By Chris Mellides and Carl Corry

info@longislandergroup.com

Hookshank LLC is looking to convert the current Ultimate Sports complex behind Albert’s Mandarin Gourmet on New York Avenue into a mixed-use building that would include 20 apartments.

Hookshank LLC is looking to convert the current Ultimate Sports complex behind Albert’s Mandarin Gourmet on New York Avenue into a mixed-use building that would include 20 apartments.

The Huntington Zoning Board of Appeals has put off two proposals that would add a total of 32 new apartments just north of Main Street in Huntington village.

In the larger proposal, property owner Hookshank LLC is looking to convert and expand an indoor sports complex behind Albert’s Mandarin Gourmet on New York Avenue into a mixed-use building that would include 20 apartments and retail.

The plan, which would expand the retail area by 3,670 square feet, seeks a special-use permit to park in a municipal lot and permission to convert the current Ultimate Sports Complex for retail use. It also needs a variance to park within 5 feet of a property line.

The apartments would be placed on the second and third floors, above the combined retail space, and would not go over the restaurant, said Bob Reikert, the town’s deputy director of planning.

A second proposal calls for a three-story building with 12 apartments at 30 Stewart Ave., the northeast corner of Stewart Avenue and Gerard Street. The first floor would have retail and office space, while the second and third floors would consist of apartments with rooftop access.
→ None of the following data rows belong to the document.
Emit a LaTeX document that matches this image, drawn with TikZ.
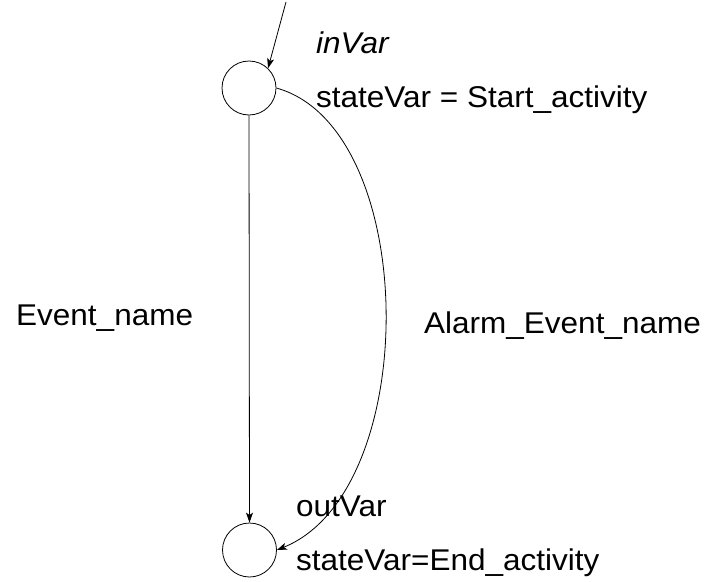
\documentclass[tikz,border=0pt]{standalone}
\usepackage{fontspec}
\setmainfont{Liberation Sans}[FakeStretch=1.05]
\usetikzlibrary{arrows.meta}
\begin{document}
\begin{tikzpicture}[x=1pt,y=-1pt,
  state/.style={circle,draw,line width=0.8pt,minimum size=54pt,inner sep=0pt},
  label/.style={anchor=base west,inner sep=0pt,font=\fontsize{30}{36}\selectfont},
  edge/.style={line width=0.8pt,-{Stealth[length=10pt,width=7pt,inset=2.5pt]}}]
  \useasboundingbox (0,0) rectangle (711,581);

  % states
  \node[state] (start) at (249,88) {};
  \node[state] (finish) at (249.5,550) {};
  \coordinate (entry) at (286,2);

  % texts
  \node[label] (invar) at (316,53) {\itshape inVar};
  \node[label] (startvar) at (316,107) {stateVar = Start\_activity};
  \node[label] (ev) at (16,325) {Event\_name};
  \node[label] (alarm) at (424,333) {Alarm\_Event\_name};
  \node[label] (outvar) at (296,516) {outVar};
  \node[label] (endvar) at (296,570) {stateVar=End\_activity};

  % transitions
  \draw[edge] (entry) -- (start.46.5);
  \draw[edge] (start.south) -- (finish.north);
  \draw[edge] (start.east) .. controls (420,128) and (423,491) .. (finish.east);
\end{tikzpicture}
\end{document}
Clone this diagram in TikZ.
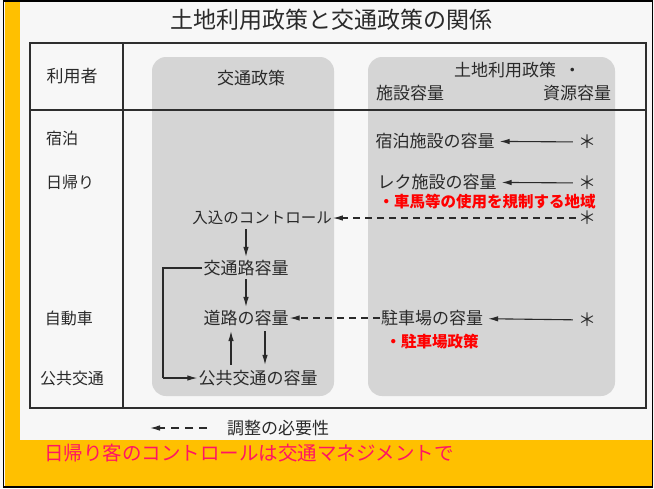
\documentclass[tikz,border=0pt]{standalone}
\usepackage{fontspec}
\setmainfont{Noto Sans CJK JP}
\usetikzlibrary{arrows.meta}
\definecolor{yellowband}{RGB}{255,192,0}
\definecolor{bg}{HTML}{F7F7F7}
\definecolor{boxgray}{HTML}{D5D5D5}
\definecolor{tline}{HTML}{2E2E2E}
\definecolor{pinkred}{HTML}{FF1464}
\definecolor{ink}{HTML}{2A2A2A}
\begin{document}
\begin{tikzpicture}[x=1pt,y=-1pt,
  lbl/.style={inner sep=1pt, text=ink, font=\fontsize{17}{17}\selectfont},
  side/.style={inner sep=1pt, text=ink, font=\fontsize{16}{16}\selectfont},
  redlbl/.style={inner sep=1pt, text=red, font=\fontsize{15.5}{15.5}\selectfont\bfseries},
  starnode/.style={inner sep=1pt, text=ink, font=\fontsize{18}{18}\selectfont},
  arr/.style={draw=ink, line width=1.1pt, -{Latex[length=10pt,width=5.5pt]}},
  darr/.style={arr, dash pattern=on 7pt off 5pt},
  polbox/.style={fill=boxgray, draw=none, rounded corners=14pt},
  tbl/.style={draw=tline, line width=1.8pt}]
\useasboundingbox (0,0) rectangle (654,488);
% background and frame
\fill[fill=bg] (0,0) rectangle (654,488);
\fill[fill=yellowband] (5,0) rectangle (20,488);
\fill[fill=yellowband] (5,440) rectangle (652,486);
\draw[draw=black, line width=1.5pt] (3.5,0.75) rectangle (652.5,486.75);
% title
\node[inner sep=1pt, text=ink, font=\fontsize{23}{23}\selectfont] (title) at (331,20) {土地利用政策と交通政策の関係};
% policy boxes
\path[polbox] (152,57) rectangle (334,396);
\path[polbox] (368,57) rectangle (615,396);
% table
\draw[tbl] (30,43) rectangle (646,408);
\draw[tbl] (30,110) -- (646,110);
\draw[tbl] (123,43) -- (123,408);
% header
\node[side, font=\fontsize{17}{17}\selectfont] (riyosha) at (72,76) {利用者};
\node[lbl] (kotsuseisaku) at (251,78) {交通政策};
\node[lbl, anchor=west] (tochi) at (453,70) {土地利用政策\ \ ・};
\node[lbl] (shisetsu) at (410,93) {施設容量};
\node[lbl] (shigen) at (577,93) {資源容量};
% users
\node[side] (shukuhaku) at (62,138) {宿泊};
\node[side] (higaeri) at (70,182) {日帰り};
\node[side] (jidosha) at (69,318) {自動車};
\node[side] (kokyokotsu) at (72,378) {公共交通};
% capacities
\node[lbl] (shukuyoryo) at (435,141) {宿泊施設の容量};
\node[lbl] (rekuyoryo) at (437,182) {レク施設の容量};
\node[lbl] (chushayoryo) at (432,318) {駐車場の容量};
\node[starnode] (s1) at (587,142) {＊};
\node[starnode] (s2) at (587,183) {＊};
\node[starnode] (s3) at (587,218) {＊};
\node[starnode] (s4) at (587,320) {＊};
\node[redlbl] (kisei) at (487,202) {・車馬等の使用を規制する地域};
\node[redlbl] (chusha) at (432,342) {・駐車場政策};
% transport policy
\node[lbl, font=\fontsize{15.5}{15.5}\selectfont] (iri) at (262,218) {入込のコントロール};
\node[lbl] (kotsuro) at (246,268) {交通路容量};
\node[lbl] (doro) at (246,318) {道路の容量};
\node[lbl] (kokyo) at (258,378) {公共交通の容量};
\coordinate (ux) at (231,0);
\coordinate (dx) at (265,0);
% arrows
\draw[arr, shorten <=4pt, shorten >=4pt] (s1) -- (shukuyoryo);
\draw[arr, shorten <=4pt, shorten >=4pt] (s2) -- (rekuyoryo);
\draw[arr, shorten <=4pt, shorten >=4pt] (s4) -- (chushayoryo);
\draw[darr, shorten <=1pt] (s3) -- (iri);
\draw[darr] (chushayoryo) -- (doro);
\draw[arr, shorten <=3pt, shorten >=2pt] (iri.south -| kotsuro.north) -- (kotsuro.north);
\draw[arr, shorten <=2pt, shorten >=2pt] (kotsuro.south) -- (doro.north);
\draw[arr, shorten <=4pt, shorten >=4pt] (kokyo.north -| ux) -- (doro.south -| ux);
\draw[arr, shorten <=4pt, shorten >=4pt] (doro.south -| dx) -- (kokyo.north -| dx);
\coordinate (bk) at (163,0);
\draw[draw=ink, line width=1.1pt] (kotsuro.west) -- (kotsuro.west -| bk) -- (kokyo.west -| bk);
\draw[arr] (kokyo.west -| bk) -- (kokyo.west);
% legend
\coordinate (lgs) at (207,428);
\node[lbl, anchor=west] (chosei) at (226,428) {調整の必要性};
\coordinate (lge) at (150,428);
\draw[darr, dash pattern=on 8pt off 6pt] (lgs) -- (lge);
% bottom note
\node[inner sep=1pt, anchor=west, text=pinkred, font=\fontsize{19.5}{19.5}\selectfont] (note) at (43,453) {日帰り客のコントロールは交通マネジメントで};
\end{tikzpicture}
\end{document}
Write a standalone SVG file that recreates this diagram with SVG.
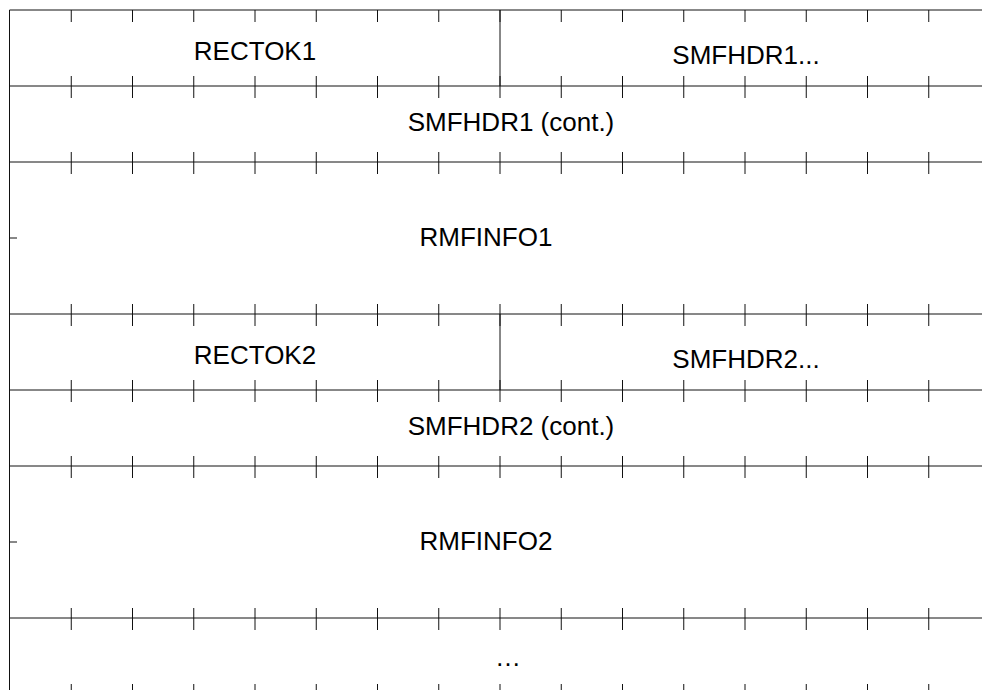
<svg xmlns="http://www.w3.org/2000/svg" xmlns:xlink="http://www.w3.org/1999/xlink" width="982" height="690" viewBox="0 0 982 690">
<style>
.ln{stroke:#111;stroke-width:1;fill:none}
.lbl{font-family:"Liberation Sans",Arial,sans-serif;font-size:26px;fill:#000;text-anchor:middle}
</style>
<defs>
<path id="tickFull" class="ln" d="M71.25 -10v22M132.5 -10v22M193.75 -10v22M255 -10v22M316.25 -10v22M377.5 -10v22M438.75 -10v22M500 -10v22M561.25 -10v22M622.5 -10v22M683.75 -10v22M745 -10v22M806.25 -10v22M867.5 -10v22M928.75 -10v22"/>
<path id="tickDown" class="ln" d="M71.25 0v12M132.5 0v12M193.75 0v12M255 0v12M316.25 0v12M377.5 0v12M438.75 0v12M500 0v12M561.25 0v12M622.5 0v12M683.75 0v12M745 0v12M806.25 0v12M867.5 0v12M928.75 0v12"/>
</defs>
<rect width="982" height="690" fill="#fff"/>
<g id="grid">
<path class="ln" d="M9.5 10V690M9.5 10H982M9.5 86H982M9.5 162H982M9.5 314H982M9.5 390H982M9.5 466H982M9.5 618H982"/>
<use xlink:href="#tickDown" y="10"/>
<use xlink:href="#tickFull" y="86"/>
<use xlink:href="#tickFull" y="162"/>
<use xlink:href="#tickFull" y="314"/>
<use xlink:href="#tickFull" y="390"/>
<use xlink:href="#tickFull" y="466"/>
<use xlink:href="#tickFull" y="618"/>
<use xlink:href="#tickFull" y="694"/>
<path class="ln" d="M9.5 238H17M9.5 542H17"/>
</g>
<g id="connectors"></g>
<g id="rectok1"><text class="lbl" x="255" y="60">RECTOK1</text></g>
<g id="smfhdr1"><path class="ln" d="M500 10V86"/><text class="lbl" x="746" y="64">SMFHDR1...</text></g>
<g id="smfhdr1cont"><text class="lbl" x="511" y="131">SMFHDR1 (cont.)</text></g>
<g id="rmfinfo1"><text class="lbl" x="486" y="246">RMFINFO1</text></g>
<g id="rectok2"><text class="lbl" x="255" y="364">RECTOK2</text></g>
<g id="smfhdr2"><path class="ln" d="M500 314V390"/><text class="lbl" x="746" y="368">SMFHDR2...</text></g>
<g id="smfhdr2cont"><text class="lbl" x="511" y="435">SMFHDR2 (cont.)</text></g>
<g id="rmfinfo2"><text class="lbl" x="486" y="550">RMFINFO2</text></g>
<g id="more"><text class="lbl" x="508" y="666">…</text></g>
</svg>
The lot is currently largely empty.

Applicant Jeff and Stevens Holding Corp. is seeking a special-use permit to use a municipal parking lot.

Reikert said before the Nov. 5 town zoning board meeting that site plan currently has 23 parking spaces, but the property owner is in talks to purchase land owned by the town that it currently uses, which could be used for the required number of parking spaces.

There was some discussion about the overall development in the downtown area.

Chairman Christopher Modelewski questioned whether parking needs for the new proposal could be properly satisfied considering that apartments are currently being erected just north of the proposed development at a former ice house on Stewart Avenue. He also brought up complaints by some that the zoning board could be “destroying” downtown Huntington by granting variances.

John Breslin, a real estate attorney, testified that he felt the zoning board’s actions to bring a mixture of development to the area has been positive.

Both proposals were tabled without further comment.